While confined to the Tower of London some 400 long years ago, the English adventurer and Shakespeare contemporary Sir Walter Raleigh wrote: “Whosoever, in writing a modern history, shall follow truth too near the heels, it may happily strike out his teeth.”
It feels a bit like asking for a tooth-kicking to look back at the “artisanal food explosion” era of the early 21st century and attempt to ascribe to it a marked accounting of winners and losers. But when, at last, historians do attempt to reckon with its implications, they may well find a milieu that hews closely to long-documented ideas about generational identity and the arc of trends. In our Marxian quest (W. David, not Karl) for social status and in-group hierarchical tier setting, we replaced the opera hall with the chef’s table, the symphony and the jazz club with the fine food hall and the third-wave espresso shop, seeking ever purer experiences in the worlds of experimental fine dining, baked goods, cocktails, and beers—and perhaps especially in the more popularly commodified (and thus ripe for esoteric generational disruption) fields of coffee and chocolate.
A sort of hero’s journey for ascetic purity took hold in America’s trending foodways, as though our very souls—compressed by suffocating admixture of distressed Levi’s 519 skinny jeans and ennui—yearned above all else to perform the consumption of these products in a way so markedly different from that of our parents that our very identities could be formed around it.
Trepidatious though I might be, it’s inarguable that there were winners, and there were losers, and one of the casualties of the foodie purist moment was white chocolate.
“It’s not real chocolate” goes the refrain, one still commonly uttered by prominent chefs even today. You can find a long list of corroborating search returns, from stuffy academia to SEO-fueled Tasting Table and all points between. To me, this line of thinking echoes similar arguments—driven by a quest for aesthetic purity and the creation of in-groups and out-groups—decrying the likes of decaffeinated coffee, frozen vegetables, bouillon cubes, cow’s milk, dessert wines, and myriad other delicious things that, for a complicated set of cultural reasons, wear the scarlet letter of uncoolness.
White chocolate became weaponized, besmirched as an eye roll; it was the very last sort of thing one might wander into, say, the peak-beard-era (2015) Mast Brothers chocolate factory in Brooklyn seeking to purchase.

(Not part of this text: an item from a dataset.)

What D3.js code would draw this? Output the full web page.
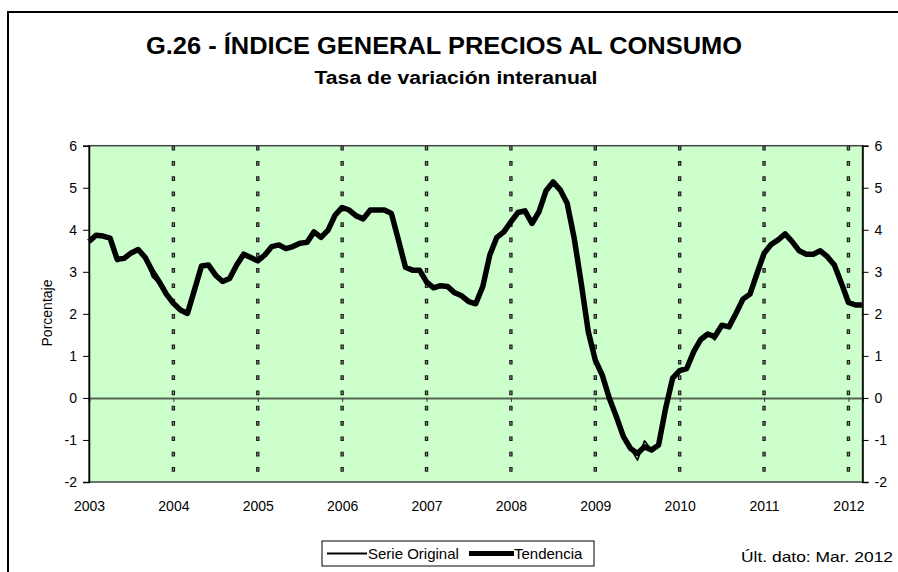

The cultural attachments don’t help; I enjoy a Jason Williams highlight reel as much as the next millennium-era basketball fan, but the less we say about troubled nepo baby Chet “White Chocolate” Hanks, the better.

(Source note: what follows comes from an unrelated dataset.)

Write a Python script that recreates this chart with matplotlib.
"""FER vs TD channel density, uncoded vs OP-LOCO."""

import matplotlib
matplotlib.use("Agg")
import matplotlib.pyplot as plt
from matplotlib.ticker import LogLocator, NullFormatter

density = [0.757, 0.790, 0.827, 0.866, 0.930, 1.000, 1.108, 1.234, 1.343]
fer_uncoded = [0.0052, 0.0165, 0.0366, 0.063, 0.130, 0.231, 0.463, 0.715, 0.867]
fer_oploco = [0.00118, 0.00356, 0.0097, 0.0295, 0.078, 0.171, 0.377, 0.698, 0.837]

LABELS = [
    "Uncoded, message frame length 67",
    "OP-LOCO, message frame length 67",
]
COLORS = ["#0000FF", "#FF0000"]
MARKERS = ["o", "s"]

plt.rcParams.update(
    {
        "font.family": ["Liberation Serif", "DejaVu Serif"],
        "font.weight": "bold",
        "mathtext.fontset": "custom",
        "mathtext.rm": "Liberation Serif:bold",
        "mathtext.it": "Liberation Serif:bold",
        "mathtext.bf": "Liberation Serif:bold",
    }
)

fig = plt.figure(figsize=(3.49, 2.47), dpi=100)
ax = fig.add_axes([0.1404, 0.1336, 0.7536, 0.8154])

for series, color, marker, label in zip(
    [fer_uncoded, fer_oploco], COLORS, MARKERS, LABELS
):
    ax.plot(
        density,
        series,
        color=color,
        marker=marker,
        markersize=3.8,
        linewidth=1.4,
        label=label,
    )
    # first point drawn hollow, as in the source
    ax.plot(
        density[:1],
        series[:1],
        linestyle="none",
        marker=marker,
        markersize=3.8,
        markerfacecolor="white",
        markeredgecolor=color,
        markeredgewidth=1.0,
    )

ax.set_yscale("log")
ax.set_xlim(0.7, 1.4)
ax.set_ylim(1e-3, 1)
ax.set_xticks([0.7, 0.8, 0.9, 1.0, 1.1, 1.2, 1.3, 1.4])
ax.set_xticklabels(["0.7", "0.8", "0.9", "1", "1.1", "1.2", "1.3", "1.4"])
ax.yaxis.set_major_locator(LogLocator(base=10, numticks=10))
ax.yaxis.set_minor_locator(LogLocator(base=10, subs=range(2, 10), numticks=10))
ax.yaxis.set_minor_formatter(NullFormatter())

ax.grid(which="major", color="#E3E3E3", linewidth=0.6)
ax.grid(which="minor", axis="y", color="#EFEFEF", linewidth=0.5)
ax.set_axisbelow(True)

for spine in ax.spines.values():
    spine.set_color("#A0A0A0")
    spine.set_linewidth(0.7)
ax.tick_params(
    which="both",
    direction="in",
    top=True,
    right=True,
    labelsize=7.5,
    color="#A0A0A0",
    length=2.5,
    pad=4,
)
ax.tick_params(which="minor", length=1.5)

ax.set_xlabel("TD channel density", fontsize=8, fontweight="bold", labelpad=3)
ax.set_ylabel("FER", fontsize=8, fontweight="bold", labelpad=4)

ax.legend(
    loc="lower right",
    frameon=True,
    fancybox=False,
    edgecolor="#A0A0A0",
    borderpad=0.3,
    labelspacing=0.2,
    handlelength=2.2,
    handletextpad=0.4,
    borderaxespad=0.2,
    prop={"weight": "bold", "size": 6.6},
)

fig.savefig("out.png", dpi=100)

“There was this stigma around it back then,” says Adam Krantz. He’s worked in the fine chocolate industry for a decade: first in the world of boutique grocery, where he built the nationally notable chocolate selection at Portland, Oregon’s World Foods market, and then at his own chocolate company, Monsoon Chocolate of Tucson, Arizona. “People wanted to split hairs about the definition of the thing,” recalls Krantz, referring to the common refrain that white chocolate is, in fact, not chocolate. “And I guess I just sort of adopted their opinions.”
This despite the fact that white chocolate is, legally and ineffably and inarguably, a product made from the cocoa bean, using cocoa butter as opposed to cocoa solids. It differs molecularly from standard chocolate and is often mixed with dairy and sweeteners—the standard “white chocolate” flavor note derives from the addition of vanilla, which is commonly used in . . . let’s call them “grocery store”–style white chocolate bars and baking chips—but it comes from the same plant, grown and cultivated by chocolate farmers at the point of origin. White chocolate is, indeed, chocolate.
Quite frankly, I am tired of white chocolate being slandered, and if you visit a great chocolate shop today, you’ll see a softening of these negative attitudes. There are now excellent white chocolate bars being made by prominent companies associated with the “bean-to-bar” movement, a cringey though accurate term used to reference the explosion in craft chocolate making over the last decade and a half. One particularly compelling example of this comes from Askinosie, the seminal bean-to-bar brand based in Springfield, Missouri, that launched in 2005, very early on the bean-to-bar timescale.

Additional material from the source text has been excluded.